Chrome and HTTPS: 40% of IR100 Retailers Not Ready for New “Not Secure” Warnings in October

Google is famous for announcing important technical news without fanfare. Last night was no exception when it sent a message through the Google Search Console that websites not using HTTPS will be subject to new “not secure” warnings starting in October. For online retailers these “not secure” warnings could scare away shoppers and negatively impact conversion.

Google has been preparing site owners for a few years now that HTTPS is very important and that it would like to see all sites transitioned to the secure protocol as soon as possible. The company started with the carrot that secure sites would rank higher than non-secure sites. Just how much that counts in the algorithm today is unclear and that could be contributing to a slow transition among retailers.

Despite Google’s steady drumbeat of announcements related to HTTPS, our research shows that over 40% of the Internet Retailer 100 has still not transitioned to the secure protocol. Google’s latest announcement is in the form of two new “not secure” warnings that will be shown starting in October 2017. One will be seen when entering text into forms on HTTP pages and the second will be seen in all incognito pages.

Chrome HTTPS Not Secure Warnings

HTTPS Chrome | Retailers Not Ready

This is not good timing with the holidays approaching. Although shoppers won’t be prevented from typing into forms on non-secure pages, the new “not secure” messages will be shown just as the holiday season starts to ramp up. Online shoppers may be more skittish about entering their information since Chrome is used by about 54% of Internet users.

How will this impact conversion?

Chrome’s new warnings should concern any retailer that hasn’t made the switch yet to encrypting all pages via HTTPS. Shoppers will now see the “not secure” warnings each time they engage a template oriented object, like site search boxes and other common input forms, including email signup, account sign-in, store locator forms, adding product reviews, even initiating online conversations with customer service.Chrome to have new warnings on non-https pages.

Chrome has over 54% market share meaning these new ‘Not Secure’ warnings could dramatically hurt conversion on desktop and mobile websites. Mobile on-site search is an area of particular concern as one study found that mobile search bar users convert 2x higher compared to non-users. Not secure warnings seen from mobile websites could even negatively impact store traffic and sales if mobile consumers are reluctant to use store locator features.

Why haven’t all retailers moved to HTTPS?

Full HTTPS migration for large-scale sites can be very complex, requiring senior technical resources as well as significant effort and time to achieve successful implementation.
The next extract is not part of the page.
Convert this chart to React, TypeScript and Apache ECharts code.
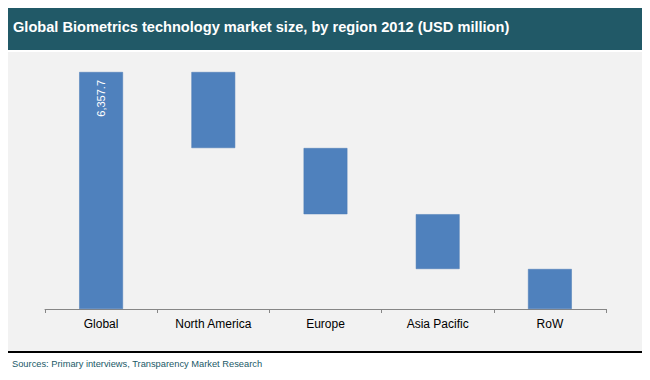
import React, { useEffect, useRef } from "react";
import * as echarts from "echarts";

const categories = ["Global", "North America", "Europe", "Asia Pacific", "RoW"];
const totalValue = 6357.7;
const regionValues = [2040, 1775, 1470, 1072.7];
const titleText = "Global Biometrics technology market size, by region 2012 (USD million)";
const sourceText = "Sources: Primary interviews, Transparency Market Research";

export default function App() {
  const ref = useRef<HTMLDivElement>(null);
  useEffect(() => {
    if (!ref.current) return;
    const chart = echarts.init(ref.current, null, { renderer: "svg" });
    const bases: number[] = [0];
    let remaining = totalValue;
    regionValues.forEach((v) => {
      remaining -= v;
      bases.push(Math.max(0, remaining));
    });
    const heights = [totalValue, ...regionValues];
    const font = "'Liberation Sans', Arial, sans-serif";
    chart.setOption({
      animation: false,
      backgroundColor: "#ffffff",
      graphic: [
        { type: "rect", z: -10, shape: { x: 8, y: 8, width: 634, height: 42 }, style: { fill: "#215967" } },
        { type: "rect", z: -10, shape: { x: 8, y: 52, width: 634, height: 299 }, style: { fill: "#f2f2f2" } },
        { type: "line", z: -9, shape: { x1: 8, y1: 352, x2: 642, y2: 352 }, style: { stroke: "#000000", lineWidth: 2 } },
        {
          type: "text",
          left: 12,
          top: 359,
          style: { text: sourceText, fill: "#215967", font: `9.3px ${font}` },
        },
      ],
      title: {
        text: titleText,
        left: 8,
        top: 14,
        textStyle: { color: "#ffffff", fontSize: 14.6, fontWeight: "bold", fontFamily: font },
      },
      grid: { left: 45, right: 44, top: 72, bottom: 71 },
      xAxis: {
        type: "category",
        data: categories,
        axisLine: { lineStyle: { color: "#868686", width: 1 } },
        axisTick: { show: true, length: 4, lineStyle: { color: "#868686" } },
        axisLabel: { color: "#000000", fontSize: 12, fontFamily: font, margin: 9 },
      },
      yAxis: {
        type: "value",
        min: 0,
        max: totalValue,
        show: false,
        splitLine: { show: false },
      },
      series: [
        {
          type: "bar",
          stack: "w",
          silent: true,
          itemStyle: { color: "transparent" },
          data: bases,
          barWidth: "39%",
        },
        {
          type: "bar",
          stack: "w",
          barWidth: "39%",
          itemStyle: { color: "#4f81bd", borderColor: "#4a7ab4", borderWidth: 0.5 },
          data: heights.map((v, i) =>
            i === 0
              ? {
                  value: v,
                  label: {
                    show: true,
                    position: "insideTop",
                    rotate: 90,
                    align: "right",
                    verticalAlign: "middle",
                    distance: 8,
                    color: "#ffffff",
                    fontSize: 11,
                    fontFamily: font,
                    formatter: () => v.toLocaleString("en-US", { minimumFractionDigits: 1, maximumFractionDigits: 1 }),
                  },
                }
              : v
          ),
        },
      ],
    });
    return () => chart.dispose();
  }, []);
  return (
    <div
      ref={ref}
      style={{ position: "fixed", left: 0, top: 0, width: 650, height: 380, background: "#fff" }}
    />
  );
}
Migrating a typical retail site for example involves a series of complex, interdependent steps, including:

  • Enabling all platform assets – every product image file, every script, every style sheet, and even vendor-hosted files – to be publicly accessible from secure HTTPS URLs.
  • Updating every web page’s HTML code to reference the HTTPS URLs for each browser-loaded page asset (ideally doing so without introducing added latency, or harming page load speed).
  • Successfully redirecting all incoming HTTP page requests for department-level, category and subcategory pages, and product level pages to their corresponding HTTPS URL version, which for big retailers, means millions of pages.

E-commerce teams typically have a long list of technical projects and migration to HTTPS is likely on the priority list of every retailer. Projects often get pushed down the list, however, when the ROI of a project is not easily calculated.

In October, that equation may become more clear for those retailers that haven’t made the switch.